Canada's main stock index dipped on Tuesday as metal miners came under pressure for a second day, but the benchmark was on course for an eighth straight quarter of gains helped by a resilient economy and easing geopolitical tensions.
The Toronto Stock Exchange's S&P/TSX Composite Index TSX:TSX was down 0.1% by 10:08 a.m. ET, still on track to register its longest quarterly winning streak since January 1995-October 1996.
The benchmark index was poised for a 6.3% gain in the second quarter of the year, lagging behind U.S. peer S&P 500 CBOE:SPX, which is on track for a 14% gain.
"The Canadian market, for the most part, has been largely earnings driven," said Angelo Kourkafas, senior global investment strategist at Edward Jones Investments.
"It has lagged U.S. and some other indices because of its commodities tilt. But markets are ready to enter a new quarter from a solid footing."
The rally in oil prices due to the Middle East conflict helped Canada's energy index TSX:TTEN outperform other sectors with a 25% jump this year.
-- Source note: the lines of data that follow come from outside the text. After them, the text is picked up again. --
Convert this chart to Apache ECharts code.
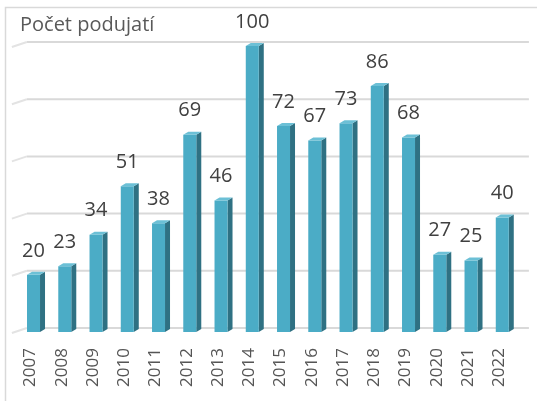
<!DOCTYPE html>
<html>
<head>
<meta charset="utf-8">
<script src="https://cdn.jsdelivr.net/npm/echarts@6/dist/echarts.min.js"></script>
<style>
html,body{margin:0;padding:0;background:#fff;}
#chart{width:537px;height:401px;}
</style>
</head>
<body>
<div id="chart"></div>
<script>
const years = ['2007','2008','2009','2010','2011','2012','2013','2014','2015','2016','2017','2018','2019','2020','2021','2022'];
const counts = [20,23,34,51,38,69,46,100,72,67,73,86,68,27,25,40];
const yTicks = [0,20,40,60,80,100];
const titleText = 'Počet podujatí';

const chart = echarts.init(document.getElementById('chart'));

function renderGridLine(params, api) {
  const cs = params.coordSys;
  const y = api.coord([0, api.value(1)])[1] - 4;
  return {
    type: 'group',
    children: [
      {type:'line', shape:{x1:cs.x+9, y1:y, x2:cs.x+cs.width+11, y2:y}, style:{stroke:'#D9D9D9', lineWidth:2}},
      {type:'line', shape:{x1:cs.x-6, y1:y+5, x2:cs.x+9, y2:y}, style:{stroke:'#E3E3E3', lineWidth:2}}
    ]
  };
}

function renderBar(params, api) {
  const v = api.value(1);
  const p = api.coord([api.value(0), v]);
  const b = api.coord([api.value(0), 0]);
  const x0 = p[0] - 6.5;
  const yT = p[1], yB = b[1];
  return {
    type: 'group',
    children: [
      {type:'polygon', shape:{points:[[x0+13,yT],[x0+18,yT-3],[x0+18,yB-3],[x0+13,yB]]}, style:{fill:'#2F7183'}},
      {type:'rect', shape:{x:x0, y:yT, width:13, height:yB-yT}, style:{fill:'#4BACC6'}},
      {type:'polygon', shape:{points:[[x0,yT],[x0+5,yT-3],[x0+18,yT-3],[x0+13,yT]]}, style:{fill:'#6CC0D6'}},
      {type:'text', style:{text:String(v), x:p[0], y:yT-24, align:'center', verticalAlign:'middle', fontSize:20, fontFamily:'Open Sans', fill:'#404040'}}
    ]
  };
}

const option = {
  animation: false,
  graphic: [
    {type:'rect', shape:{x:5.5, y:7.5, width:600, height:500}, style:{fill:null, stroke:'#D9D9D9', lineWidth:1.5}, silent:true},
    {type:'text', left:20, top:15, style:{text:titleText, fontSize:20, fontFamily:'Open Sans', fill:'#595959'}}
  ],
  grid: [
    {left:17.9, right:19.1, top:46, bottom:69},
    {left:14.9, right:22.1, top:46, bottom:69}
  ],
  xAxis: [
    {type:'category', data: years, gridIndex:0, axisLine:{show:false}, axisTick:{show:false}, axisLabel:{show:false}},
    {type:'category', data: years, gridIndex:1, axisLine:{show:false}, axisTick:{show:false},
     axisLabel:{rotate:90, margin:16, fontSize:17, color:'#555555', fontFamily:'Open Sans', interval:0}}
  ],
  yAxis: [
    {type:'value', min:0, max:100, interval:20, show:false, splitLine:{show:false}, gridIndex:0},
    {type:'value', min:0, max:100, interval:20, show:false, splitLine:{show:false}, gridIndex:1}
  ],
  series: [
    {type:'custom', xAxisIndex:0, yAxisIndex:0, data: yTicks.map(v => [0, v]), renderItem: renderGridLine, z:1, silent:true},
    {type:'custom', xAxisIndex:0, yAxisIndex:0, data: counts.map((v, i) => [i, v]), renderItem: renderBar, z:2}
  ]
};
chart.setOption(option);
</script>
</body>
</html>
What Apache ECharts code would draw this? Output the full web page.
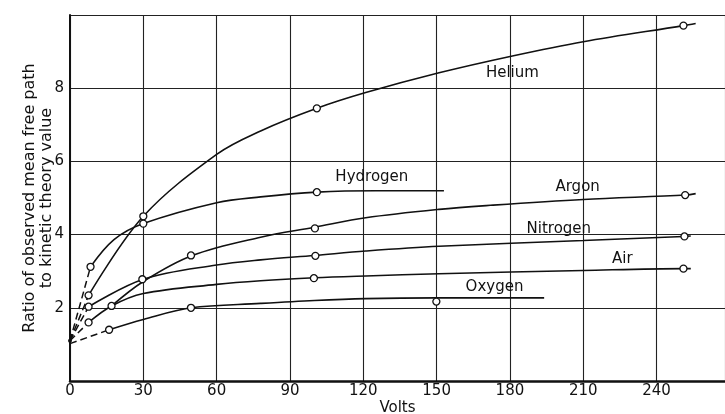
<!DOCTYPE html>
<html>
<head>
<meta charset="utf-8">
<script src="https://cdn.jsdelivr.net/npm/echarts@6/dist/echarts.min.js"></script>
<style>
  html, body { margin: 0; padding: 0; background: #fff; }
  #chart { width: 725px; height: 414px; }
</style>
</head>
<body>
<div id="chart"></div>
<script>
// tick labels
var xTicks = [0, 30, 60, 90, 120, 150, 180, 210, 240]
var yTicks = [2, 4, 6, 8]

// fitted curves [volts, ratio]
var heliumCurve = [[7.6, 2.34], [30, 4.5], [60, 6.19], [78, 6.83], [101, 7.45], [121, 7.88], [151, 8.42], [181, 8.88], [210, 9.27], [251, 9.71], [256, 9.77]]
var hydrogenCurve = [[8.4, 3.12], [18, 3.86], [30, 4.3], [60, 4.87], [78, 5.03], [101, 5.16], [125, 5.2], [153, 5.2]]
var argonCurve = [[17, 2.05], [30, 2.72], [50, 3.43], [78, 3.93], [100, 4.2], [121, 4.46], [151, 4.69], [172, 4.8], [210, 4.96], [252, 5.08], [256, 5.12]]
var nitrogenCurve = [[7.6, 2.03], [30, 2.78], [60, 3.17], [78, 3.31], [100, 3.43], [121, 3.55], [151, 3.68], [210, 3.84], [251, 3.95], [254, 3.96]]
var airCurve = [[7.6, 1.6], [17, 2.05], [30, 2.39], [60, 2.64], [78, 2.74], [100, 2.82], [121, 2.87], [151, 2.93], [210, 3.02], [251, 3.07], [254, 3.07]]
var oxygenCurve = [[16, 1.4], [30, 1.68], [49.5, 2.0], [78, 2.12], [100, 2.2], [121, 2.25], [150, 2.27], [194, 2.27]]

// extrapolated (dashed) starts toward zero volts
var heliumDash = [[0, 1.1], [7.6, 2.34]]
var hydrogenDash = [[0, 1.1], [8.4, 3.12]]
var nitrogenDash = [[0, 1.1], [7.6, 2.03]]
var airDash = [[0, 1.1], [7.6, 1.6]]
var oxygenDash = [[0, 1.02], [16, 1.4]]

// observed points
var heliumObs = [[7.6, 2.34], [30, 4.5], [101, 7.45], [251, 9.71]]
var hydrogenObs = [[8.4, 3.12], [30, 4.3], [101, 5.16]]
var argonObs = [[49.5, 3.43], [100.2, 4.17], [251.7, 5.08]]
var nitrogenObs = [[7.6, 2.03], [29.6, 2.78], [100.4, 3.42], [251.4, 3.95]]
var airObs = [[7.6, 1.6], [17, 2.05], [99.8, 2.81], [251, 3.07]]
var oxygenObs = [[16, 1.4], [49.5, 2.0], [149.9, 2.17]]

var gasNames = ['Helium', 'Hydrogen', 'Argon', 'Nitrogen', 'Air', 'Oxygen']
var labelAt = [[181, 8.4], [123.5, 5.57], [207.7, 5.29], [200, 4.14], [226, 3.32], [173.7, 2.56]]

var font = 'DejaVu Sans'
var ink = '#111'

function curve(d) {
  return { type: 'line', data: d, smooth: 0.35, symbol: 'none', lineStyle: { color: ink, width: 1.6 }, z: 3 }
}
function dash(d) {
  return { type: 'line', data: d, symbol: 'none', lineStyle: { color: ink, width: 1.5, type: [7, 4] }, z: 3 }
}
function obs(d) {
  return {
    type: 'scatter', data: d, symbol: 'circle', symbolSize: 7,
    itemStyle: { color: '#fff', borderColor: ink, borderWidth: 1.3, opacity: 1 }, z: 5
  }
}

var series = []
;[heliumCurve, hydrogenCurve, argonCurve, nitrogenCurve, airCurve, oxygenCurve].forEach(function (c) { series.push(curve(c)) })
;[heliumDash, hydrogenDash, nitrogenDash, airDash, oxygenDash].forEach(function (c) { series.push(dash(c)) })
;[heliumObs, hydrogenObs, argonObs, nitrogenObs, airObs, oxygenObs].forEach(function (c) { series.push(obs(c)) })
series.push({
  type: 'scatter',
  symbolSize: 0,
  itemStyle: { opacity: 1 },
  data: gasNames.map(function (n, i) { return { name: n, value: labelAt[i] } }),
  label: {
    show: true, position: 'inside', formatter: '{b}',
    color: ink, fontFamily: font, fontSize: 15
  },
  z: 6
})

// origin dot where the dashed lines meet
series.push({
  type: 'scatter', data: [[0, 1.1]], symbolSize: 4,
  itemStyle: { color: ink, opacity: 1 }, z: 4
})

var chart = echarts.init(document.getElementById('chart'))
chart.setOption({
  animation: false,
  backgroundColor: '#fff',
  grid: { left: 70, right: 0, top: 15, bottom: 33, outerBoundsMode: 'none' },
  xAxis: {
    type: 'value', min: 0, max: 268, interval: 30,
    name: 'Volts', nameLocation: 'middle', nameGap: 20, nameMoveOverlap: false,
    nameTextStyle: { color: ink, fontFamily: font, fontSize: 15 },
    axisLine: { lineStyle: { color: ink, width: 2.5 } },
    axisTick: { show: false },
    axisLabel: {
      margin: 3, color: ink, fontFamily: font, fontSize: 15,
      formatter: function (v) { return xTicks.indexOf(v) >= 0 ? String(v) : '' }
    },
    splitLine: { show: true, lineStyle: { color: '#222', width: 1.1 } }
  },
  yAxis: {
    type: 'value', min: 0, max: 10, interval: 2,
    name: 'Ratio of observed mean free path\nto kinetic theory value',
    nameLocation: 'middle', nameGap: 15, nameRotate: 90, nameMoveOverlap: false,
    nameTextStyle: { color: ink, fontFamily: font, fontSize: 16, lineHeight: 17 },
    axisLine: { show: true, lineStyle: { color: ink, width: 2 } },
    axisTick: { show: false },
    axisLabel: {
      margin: 6, color: ink, fontFamily: font, fontSize: 15,
      formatter: function (v) { return yTicks.indexOf(v) >= 0 ? String(v) : '' }
    },
    splitLine: { show: true, lineStyle: { color: '#222', width: 1.1 } }
  },
  series: series
})
</script>
</body>
</html>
But crude prices have retreated sharply in recent weeks on signs of progress in ending the conflict, weighing on Canada's commodity-heavy stock index. Brent crude ICEEUR:BRN1! prices edged up to $73.29 on Tuesday.
Gold miners, part of the broader basic materials index which has a 16% weight in the TSX, came under pressure as spot gold prices headed for their worst quarter since 2013.
Investors will keep a close eye on U.S. economic data this week, including the June non-farm payrolls report, for clues on the Federal Reserve's monetary policy path.
Canada's economy rebounded more than expected in April, data showed, following a slight contraction in the previous month.
U.S. President Donald Trump's administration is expected to formally declare on Wednesday that it will not extend the U.S.-Mexico-Canada Agreement (USMCA) on trade, starting a decade-long clock to wind down the 32-year-old North American free trade zone as the three countries haggle over proposed changes.